Exercise brief => Transcribe every line exactly and omit anything that is a picture.

Information provided =>
------------------------------------
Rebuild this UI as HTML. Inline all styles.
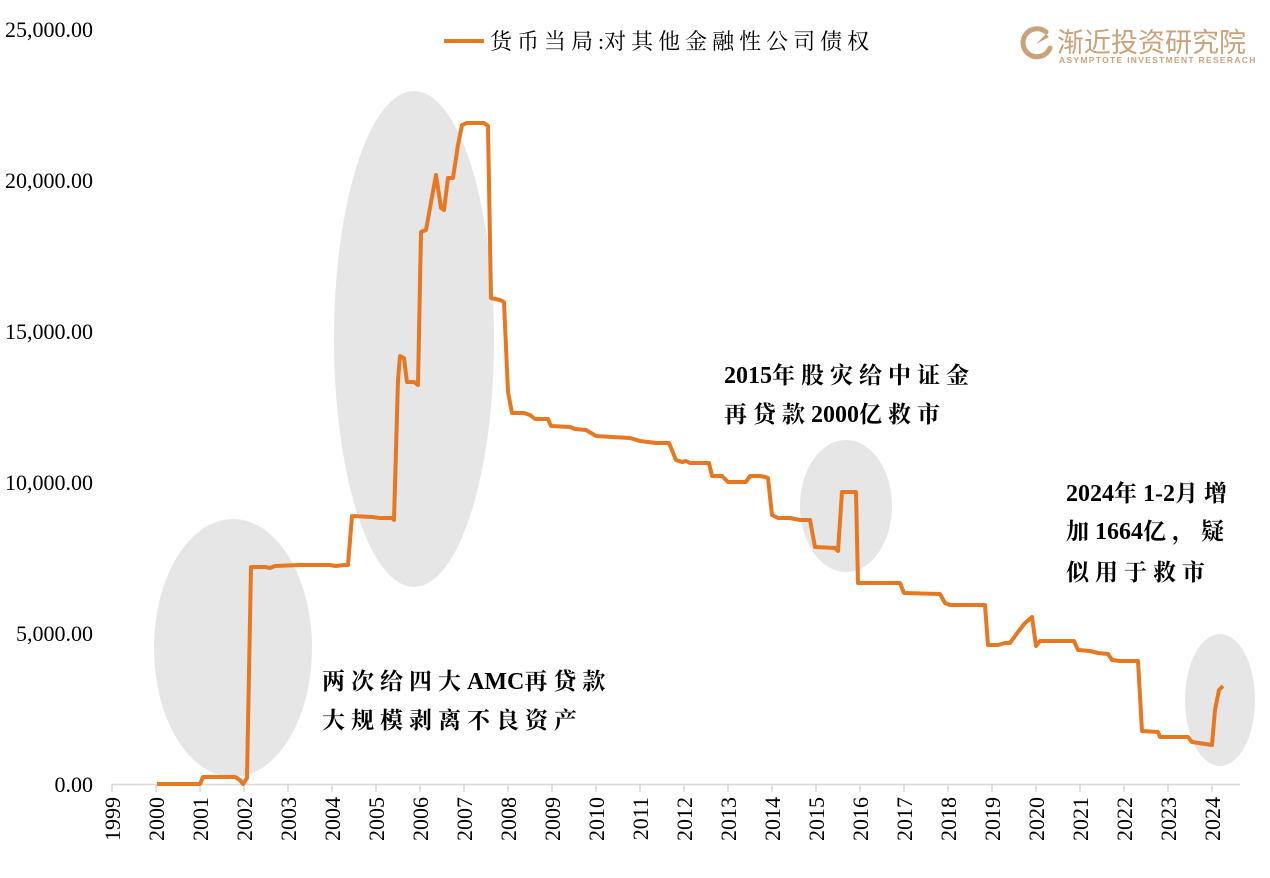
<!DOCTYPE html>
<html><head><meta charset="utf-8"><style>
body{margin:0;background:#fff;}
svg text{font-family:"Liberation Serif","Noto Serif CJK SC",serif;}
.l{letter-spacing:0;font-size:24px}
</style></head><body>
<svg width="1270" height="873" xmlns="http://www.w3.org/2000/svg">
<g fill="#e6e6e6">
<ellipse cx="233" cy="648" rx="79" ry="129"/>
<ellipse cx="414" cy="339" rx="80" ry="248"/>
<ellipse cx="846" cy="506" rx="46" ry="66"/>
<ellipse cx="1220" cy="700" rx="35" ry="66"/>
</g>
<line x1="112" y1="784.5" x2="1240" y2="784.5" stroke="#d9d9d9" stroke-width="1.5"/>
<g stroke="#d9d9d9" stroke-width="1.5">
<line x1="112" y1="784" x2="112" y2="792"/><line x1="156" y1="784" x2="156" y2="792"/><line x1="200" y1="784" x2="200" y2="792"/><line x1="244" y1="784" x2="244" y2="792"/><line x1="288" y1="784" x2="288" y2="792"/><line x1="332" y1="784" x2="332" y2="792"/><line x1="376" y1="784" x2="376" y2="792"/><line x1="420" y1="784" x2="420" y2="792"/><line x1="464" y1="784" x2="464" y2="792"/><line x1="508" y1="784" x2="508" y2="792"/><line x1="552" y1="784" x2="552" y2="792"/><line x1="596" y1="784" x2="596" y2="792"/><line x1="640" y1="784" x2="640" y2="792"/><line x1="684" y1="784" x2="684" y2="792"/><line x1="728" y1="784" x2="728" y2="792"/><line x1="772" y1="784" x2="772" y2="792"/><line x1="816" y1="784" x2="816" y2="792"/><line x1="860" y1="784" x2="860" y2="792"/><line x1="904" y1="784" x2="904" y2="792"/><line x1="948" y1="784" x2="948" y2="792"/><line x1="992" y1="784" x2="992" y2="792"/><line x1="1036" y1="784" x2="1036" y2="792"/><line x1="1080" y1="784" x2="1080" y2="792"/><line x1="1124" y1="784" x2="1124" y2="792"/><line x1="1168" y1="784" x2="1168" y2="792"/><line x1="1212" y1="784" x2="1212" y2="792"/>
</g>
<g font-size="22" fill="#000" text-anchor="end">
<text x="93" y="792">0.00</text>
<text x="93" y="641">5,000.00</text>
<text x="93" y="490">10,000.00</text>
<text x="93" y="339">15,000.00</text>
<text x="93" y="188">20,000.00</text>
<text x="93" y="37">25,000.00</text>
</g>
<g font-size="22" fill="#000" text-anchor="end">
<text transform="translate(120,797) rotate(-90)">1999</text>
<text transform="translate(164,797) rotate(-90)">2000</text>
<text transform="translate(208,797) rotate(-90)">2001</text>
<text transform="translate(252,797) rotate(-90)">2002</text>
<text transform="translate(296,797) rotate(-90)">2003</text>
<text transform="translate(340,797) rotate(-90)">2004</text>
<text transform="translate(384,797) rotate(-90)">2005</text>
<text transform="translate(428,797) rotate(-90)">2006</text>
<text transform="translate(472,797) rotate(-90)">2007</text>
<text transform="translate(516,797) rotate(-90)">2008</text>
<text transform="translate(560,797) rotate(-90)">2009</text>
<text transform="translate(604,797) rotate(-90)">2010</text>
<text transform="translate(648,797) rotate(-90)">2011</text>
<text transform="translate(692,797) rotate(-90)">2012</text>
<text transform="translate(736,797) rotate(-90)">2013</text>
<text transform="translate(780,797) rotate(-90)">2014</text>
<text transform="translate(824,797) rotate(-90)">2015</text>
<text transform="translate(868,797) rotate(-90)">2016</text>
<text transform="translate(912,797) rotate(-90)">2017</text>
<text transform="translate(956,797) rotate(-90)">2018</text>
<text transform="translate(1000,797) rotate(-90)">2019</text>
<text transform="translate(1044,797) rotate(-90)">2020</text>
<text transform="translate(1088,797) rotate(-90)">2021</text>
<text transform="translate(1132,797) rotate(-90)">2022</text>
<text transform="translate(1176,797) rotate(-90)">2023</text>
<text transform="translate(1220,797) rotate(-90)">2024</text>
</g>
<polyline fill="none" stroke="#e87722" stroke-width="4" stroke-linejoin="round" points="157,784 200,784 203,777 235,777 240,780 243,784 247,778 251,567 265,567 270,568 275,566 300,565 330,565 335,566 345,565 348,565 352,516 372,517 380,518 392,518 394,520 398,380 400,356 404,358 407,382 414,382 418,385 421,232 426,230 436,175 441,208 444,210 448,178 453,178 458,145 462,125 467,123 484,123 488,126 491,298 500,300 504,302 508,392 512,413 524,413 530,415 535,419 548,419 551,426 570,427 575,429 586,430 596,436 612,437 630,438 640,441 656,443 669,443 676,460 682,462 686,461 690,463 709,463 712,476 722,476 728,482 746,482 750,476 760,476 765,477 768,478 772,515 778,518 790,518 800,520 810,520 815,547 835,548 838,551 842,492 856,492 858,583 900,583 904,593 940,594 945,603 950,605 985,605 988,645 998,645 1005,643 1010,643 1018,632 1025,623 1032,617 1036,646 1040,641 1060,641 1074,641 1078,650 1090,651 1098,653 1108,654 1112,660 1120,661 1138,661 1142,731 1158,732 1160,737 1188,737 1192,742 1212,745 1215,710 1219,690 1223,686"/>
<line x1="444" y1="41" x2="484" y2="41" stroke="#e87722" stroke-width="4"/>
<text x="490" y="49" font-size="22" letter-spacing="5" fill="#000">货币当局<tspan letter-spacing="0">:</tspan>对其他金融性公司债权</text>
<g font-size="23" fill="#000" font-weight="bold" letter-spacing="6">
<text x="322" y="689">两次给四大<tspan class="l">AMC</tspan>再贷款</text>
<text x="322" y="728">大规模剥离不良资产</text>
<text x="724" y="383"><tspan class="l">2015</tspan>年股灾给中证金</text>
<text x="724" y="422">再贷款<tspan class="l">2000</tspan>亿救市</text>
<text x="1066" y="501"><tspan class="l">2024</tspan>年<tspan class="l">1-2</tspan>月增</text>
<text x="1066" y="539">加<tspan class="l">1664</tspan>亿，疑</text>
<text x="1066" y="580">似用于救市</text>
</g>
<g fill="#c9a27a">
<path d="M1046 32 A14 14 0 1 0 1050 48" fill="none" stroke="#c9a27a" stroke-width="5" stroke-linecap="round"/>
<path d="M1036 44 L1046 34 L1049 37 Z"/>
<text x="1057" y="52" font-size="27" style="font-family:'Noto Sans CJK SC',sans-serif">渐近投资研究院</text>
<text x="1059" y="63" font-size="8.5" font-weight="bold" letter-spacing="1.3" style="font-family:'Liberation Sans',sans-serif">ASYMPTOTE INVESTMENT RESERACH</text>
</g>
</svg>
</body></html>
------------------------------------
Answer to this exercise =>
Rebuild this UI as HTML. Inline all styles.
<!DOCTYPE html>
<html><head><meta charset="utf-8"><style>
body{margin:0;background:#fff;}
svg text{font-family:"Liberation Serif","Noto Serif CJK SC",serif;}
.l{letter-spacing:0;font-size:24px}
</style></head><body>
<svg width="1270" height="873" xmlns="http://www.w3.org/2000/svg">
<g fill="#e6e6e6">
<ellipse cx="233" cy="648" rx="79" ry="129"/>
<ellipse cx="414" cy="339" rx="80" ry="248"/>
<ellipse cx="846" cy="506" rx="46" ry="66"/>
<ellipse cx="1220" cy="700" rx="35" ry="66"/>
</g>
<line x1="112" y1="784.5" x2="1240" y2="784.5" stroke="#d9d9d9" stroke-width="1.5"/>
<g stroke="#d9d9d9" stroke-width="1.5">
<line x1="112" y1="784" x2="112" y2="792"/><line x1="156" y1="784" x2="156" y2="792"/><line x1="200" y1="784" x2="200" y2="792"/><line x1="244" y1="784" x2="244" y2="792"/><line x1="288" y1="784" x2="288" y2="792"/><line x1="332" y1="784" x2="332" y2="792"/><line x1="376" y1="784" x2="376" y2="792"/><line x1="420" y1="784" x2="420" y2="792"/><line x1="464" y1="784" x2="464" y2="792"/><line x1="508" y1="784" x2="508" y2="792"/><line x1="552" y1="784" x2="552" y2="792"/><line x1="596" y1="784" x2="596" y2="792"/><line x1="640" y1="784" x2="640" y2="792"/><line x1="684" y1="784" x2="684" y2="792"/><line x1="728" y1="784" x2="728" y2="792"/><line x1="772" y1="784" x2="772" y2="792"/><line x1="816" y1="784" x2="816" y2="792"/><line x1="860" y1="784" x2="860" y2="792"/><line x1="904" y1="784" x2="904" y2="792"/><line x1="948" y1="784" x2="948" y2="792"/><line x1="992" y1="784" x2="992" y2="792"/><line x1="1036" y1="784" x2="1036" y2="792"/><line x1="1080" y1="784" x2="1080" y2="792"/><line x1="1124" y1="784" x2="1124" y2="792"/><line x1="1168" y1="784" x2="1168" y2="792"/><line x1="1212" y1="784" x2="1212" y2="792"/>
</g>
<g font-size="22" fill="#000" text-anchor="end">
<text x="93" y="792">0.00</text>
<text x="93" y="641">5,000.00</text>
<text x="93" y="490">10,000.00</text>
<text x="93" y="339">15,000.00</text>
<text x="93" y="188">20,000.00</text>
<text x="93" y="37">25,000.00</text>
</g>
<g font-size="22" fill="#000" text-anchor="end">
<text transform="translate(120,797) rotate(-90)">1999</text>
<text transform="translate(164,797) rotate(-90)">2000</text>
<text transform="translate(208,797) rotate(-90)">2001</text>
<text transform="translate(252,797) rotate(-90)">2002</text>
<text transform="translate(296,797) rotate(-90)">2003</text>
<text transform="translate(340,797) rotate(-90)">2004</text>
<text transform="translate(384,797) rotate(-90)">2005</text>
<text transform="translate(428,797) rotate(-90)">2006</text>
<text transform="translate(472,797) rotate(-90)">2007</text>
<text transform="translate(516,797) rotate(-90)">2008</text>
<text transform="translate(560,797) rotate(-90)">2009</text>
<text transform="translate(604,797) rotate(-90)">2010</text>
<text transform="translate(648,797) rotate(-90)">2011</text>
<text transform="translate(692,797) rotate(-90)">2012</text>
<text transform="translate(736,797) rotate(-90)">2013</text>
<text transform="translate(780,797) rotate(-90)">2014</text>
<text transform="translate(824,797) rotate(-90)">2015</text>
<text transform="translate(868,797) rotate(-90)">2016</text>
<text transform="translate(912,797) rotate(-90)">2017</text>
<text transform="translate(956,797) rotate(-90)">2018</text>
<text transform="translate(1000,797) rotate(-90)">2019</text>
<text transform="translate(1044,797) rotate(-90)">2020</text>
<text transform="translate(1088,797) rotate(-90)">2021</text>
<text transform="translate(1132,797) rotate(-90)">2022</text>
<text transform="translate(1176,797) rotate(-90)">2023</text>
<text transform="translate(1220,797) rotate(-90)">2024</text>
</g>
<polyline fill="none" stroke="#e87722" stroke-width="4" stroke-linejoin="round" points="157,784 200,784 203,777 235,777 240,780 243,784 247,778 251,567 265,567 270,568 275,566 300,565 330,565 335,566 345,565 348,565 352,516 372,517 380,518 392,518 394,520 398,380 400,356 404,358 407,382 414,382 418,385 421,232 426,230 436,175 441,208 444,210 448,178 453,178 458,145 462,125 467,123 484,123 488,126 491,298 500,300 504,302 508,392 512,413 524,413 530,415 535,419 548,419 551,426 570,427 575,429 586,430 596,436 612,437 630,438 640,441 656,443 669,443 676,460 682,462 686,461 690,463 709,463 712,476 722,476 728,482 746,482 750,476 760,476 765,477 768,478 772,515 778,518 790,518 800,520 810,520 815,547 835,548 838,551 842,492 856,492 858,583 900,583 904,593 940,594 945,603 950,605 985,605 988,645 998,645 1005,643 1010,643 1018,632 1025,623 1032,617 1036,646 1040,641 1060,641 1074,641 1078,650 1090,651 1098,653 1108,654 1112,660 1120,661 1138,661 1142,731 1158,732 1160,737 1188,737 1192,742 1212,745 1215,710 1219,690 1223,686"/>
<line x1="444" y1="41" x2="484" y2="41" stroke="#e87722" stroke-width="4"/>
<text x="490" y="49" font-size="22" letter-spacing="5" fill="#000">货币当局<tspan letter-spacing="0">:</tspan>对其他金融性公司债权</text>
<g font-size="23" fill="#000" font-weight="bold" letter-spacing="6">
<text x="322" y="689">两次给四大<tspan class="l">AMC</tspan>再贷款</text>
<text x="322" y="728">大规模剥离不良资产</text>
<text x="724" y="383"><tspan class="l">2015</tspan>年股灾给中证金</text>
<text x="724" y="422">再贷款<tspan class="l">2000</tspan>亿救市</text>
<text x="1066" y="501"><tspan class="l">2024</tspan>年<tspan class="l">1-2</tspan>月增</text>
<text x="1066" y="539">加<tspan class="l">1664</tspan>亿，疑</text>
<text x="1066" y="580">似用于救市</text>
</g>
<g fill="#c9a27a">
<path d="M1046 32 A14 14 0 1 0 1050 48" fill="none" stroke="#c9a27a" stroke-width="5" stroke-linecap="round"/>
<path d="M1036 44 L1046 34 L1049 37 Z"/>
<text x="1057" y="52" font-size="27" style="font-family:'Noto Sans CJK SC',sans-serif">渐近投资研究院</text>
<text x="1059" y="63" font-size="8.5" font-weight="bold" letter-spacing="1.3" style="font-family:'Liberation Sans',sans-serif">ASYMPTOTE INVESTMENT RESERACH</text>
</g>
</svg>
</body></html>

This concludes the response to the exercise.